Optimizing Mobile Apps with Design Patterns

PureMVC Goes Mobile

Let’s build a cross-platform compatible, MVC-driven & ready-to-compile Mobile Application with the Flex Framework!
A year ago, finding people who bet serious money on Flash missing a connection to the mobile world was an easy task. This is no longer the case nowadays. Adobe has introduced an iOS Compiler and AIR for Android & Blackberry Playbook. With the latest release of Flex SDK 4.5.1, the average Flash-Coder is transformed to a crossplatform-ready mobile developer. Amazing times. Let’s look at how to adjust the Standard Port of the famous PureMVC Framework to be mobile-ready! The Flex SDK ships with an integrated Navigation for Mobile Views, the ViewNavigator. There is an excellent introduction to the topic, that can be found here, but I’ll give a brief overview about the concept:

Mobile Applications – especially on Smartphones – are restricted in a very important feature: Space. If you adapt a Web app to mobile, you’ll typically have much more views because you have to present the same content on smaller displays. Flex comes to the rescue by introducing the ViewNavigator. The ViewNavigator is a container, that holds references to the available views and makes navigation between them easy. You can imagine it as an array – where the view at the zero index is visible & active. It’s not a coincidence that the ViewNavigator has array-esque methods like popView() or pushView()!

The ViewNavigator is a nice way to handle views, because it’s an easy way to navigate through an app: Every view holds a reference to the ViewNavigtor – the navigator property – and can forward the application to another view on demand.
Well, it’s not all roses with the ViewNavigator!
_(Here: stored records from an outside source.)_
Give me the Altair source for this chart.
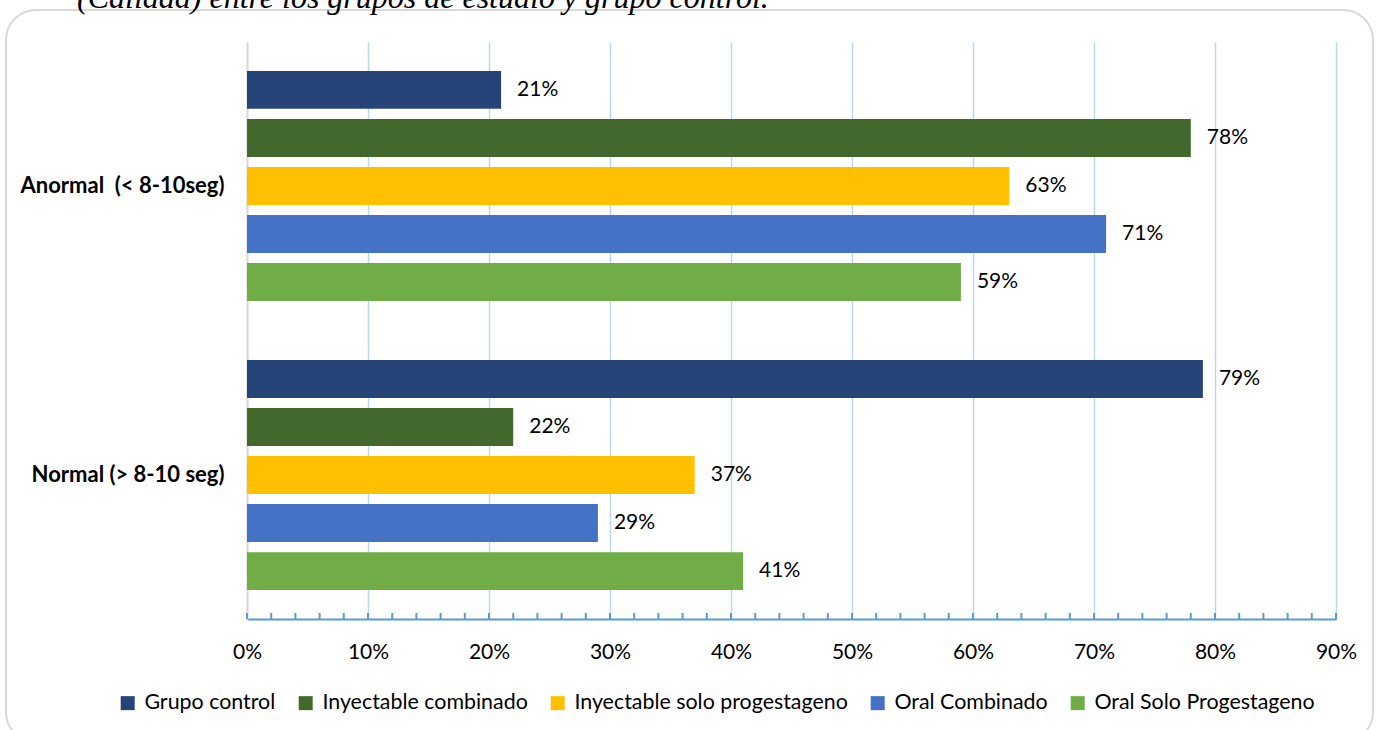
import altair as alt
import pandas as pd

categories = ["Anormal\u00a0 (< 8-10seg)", "Normal (> 8-10 seg)"]
series = ["Grupo control", "Inyectable combinado", "Inyectable solo progestageno",
          "Oral Combinado", "Oral Solo Progestageno"]
colors = ["#264478", "#43682b", "#ffc000", "#4472c4", "#70ad47"]
values = {
    "Grupo control": [0.21, 0.79],
    "Inyectable combinado": [0.78, 0.22],
    "Inyectable solo progestageno": [0.63, 0.37],
    "Oral Combinado": [0.71, 0.29],
    "Oral Solo Progestageno": [0.59, 0.41],
}
x_ticks = [0, 0.1, 0.2, 0.3, 0.4, 0.5, 0.6, 0.7, 0.8, 0.9]
minor_ticks = [i / 50 for i in range(46)]
title_text = "(Calidad) entre los grupos de estudio y grupo control."

rows = []
for s in series:
    for c, v in zip(categories, values[s]):
        rows.append({"cat": c, "serie": s, "val": v})
df = pd.DataFrame(rows)

W, H = 1089, 577
FONT = "Lato"

xscale = alt.Scale(domain=[0, 0.9], nice=False, zero=True)
yscale = alt.Scale(domain=categories, paddingInner=0.204, paddingOuter=0.1)
yoff_scale = alt.Scale(domain=series, paddingInner=0.21, paddingOuter=0)

frame = alt.Chart(alt.Data(values=[{"k": 1}])).mark_rect(
    fill="white", fillOpacity=0, stroke="#d9d9d9", strokeWidth=2, cornerRadius=30
).encode(
    x=alt.value(-241), x2=alt.value(1126), y=alt.value(-32), y2=alt.value(700)
)

title = alt.Chart(alt.Data(values=[{"t": title_text}])).mark_text(
    font="Liberation Serif", fontStyle="italic", fontSize=32, align="left",
    baseline="alphabetic", color="#000000"
).encode(x=alt.value(-170), y=alt.value(-34), text="t:N")

base = alt.Chart(df)

bars = base.mark_bar().encode(
    x=alt.X("val:Q", scale=xscale,
            axis=alt.Axis(values=x_ticks, format=".0%", title=None, tickSize=0,
                          labelPadding=22, labelFontSize=21, labelFont=FONT,
                          labelFlush=False, labelAlign="center",
                          labelColor="#000000", domainColor="#5b9bd5", domainWidth=2,
                          grid=True, gridWidth=1.5,
                          gridColor={"condition": {"test": "datum.value === 0", "value": "#d9d9d9"},
                                     "value": "#bdd7ee"})),
    y=alt.Y("cat:N", scale=yscale, sort=categories,
            axis=alt.Axis(title=None, ticks=False, labelPadding=23, labelFontSize=22,
                          labelFont=FONT, labelFontWeight="bold", labelColor="#000000",
                          domainColor="#d9d9d9", domainWidth=2, labelLimit=400)),
    yOffset=alt.YOffset("serie:N", scale=yoff_scale, sort=series),
    color=alt.Color("serie:N", scale=alt.Scale(domain=series, range=colors),
                    sort=series,
                    legend=alt.Legend(title=None, orient="none", direction="horizontal",
                                      columns=5, legendX=-130, legendY=650,
                                      symbolType="square", symbolSize=196,
                                      symbolStrokeWidth=0, labelFontSize=21.4,
                                      labelFont=FONT, labelColor="#000000",
                                      labelOffset=6, columnPadding=19, labelLimit=500)),
)

labels = base.mark_text(align="left", baseline="middle", dx=16, fontSize=21,
                        font=FONT, color="#000000").encode(
    x=alt.X("val:Q", scale=xscale),
    y=alt.Y("cat:N", scale=yscale, sort=categories),
    yOffset=alt.YOffset("serie:N", scale=yoff_scale, sort=series),
    text=alt.Text("val:Q", format=".0%"),
)

ticks = alt.Chart(pd.DataFrame({"t": minor_ticks})).mark_rule(
    color="#5b9bd5", strokeWidth=2
).encode(x=alt.X("t:Q", scale=xscale), y=alt.value(H - 6), y2=alt.value(H))

chart = alt.layer(frame, title, bars, labels, ticks).properties(
    width=W, height=H,
    autosize=alt.AutoSizeParams(type="none"),
    padding={"left": 247, "top": 42, "right": 42, "bottom": 111},
    background="white",
).configure_view(stroke=None)

chart.save("out.html", embed_options={"renderer": "svg", "actions": False})
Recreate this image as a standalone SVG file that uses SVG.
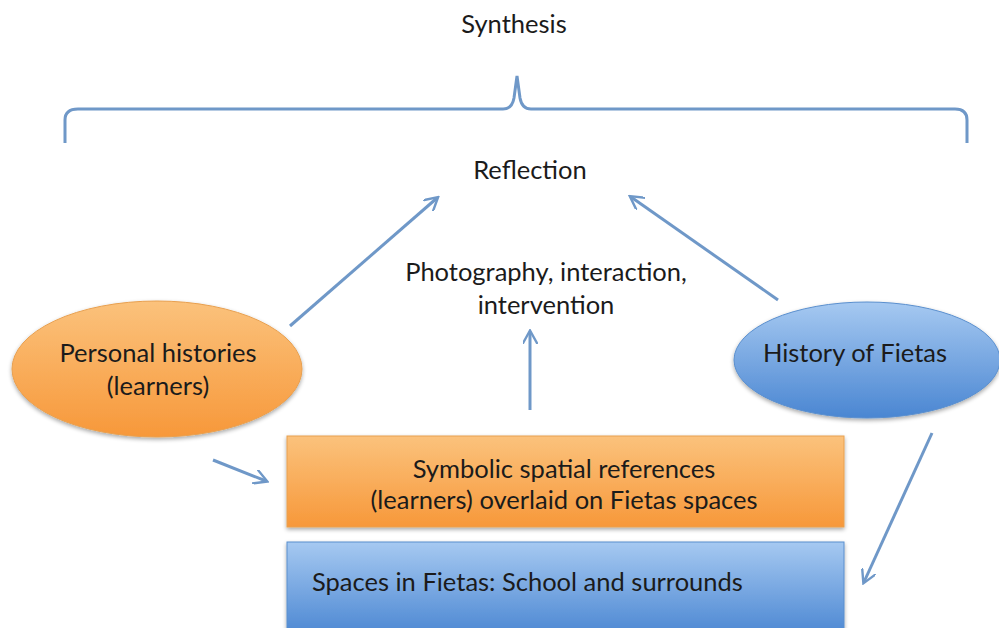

A view has its own control-mechanism as property – while it should be vice versa. Another downside: The registering and instantiation of views are becoming tasks of Flex, while you normally want to handle those tasks in your infrastructure framework of choice! Mine is PureMVC. I want to show you a way to hook PureMVC to the registering process of the ViewNavigator to build nicely decoupled applications for the mobile world. Some experience with PureMVC is recommended, but I’ll give you a quick …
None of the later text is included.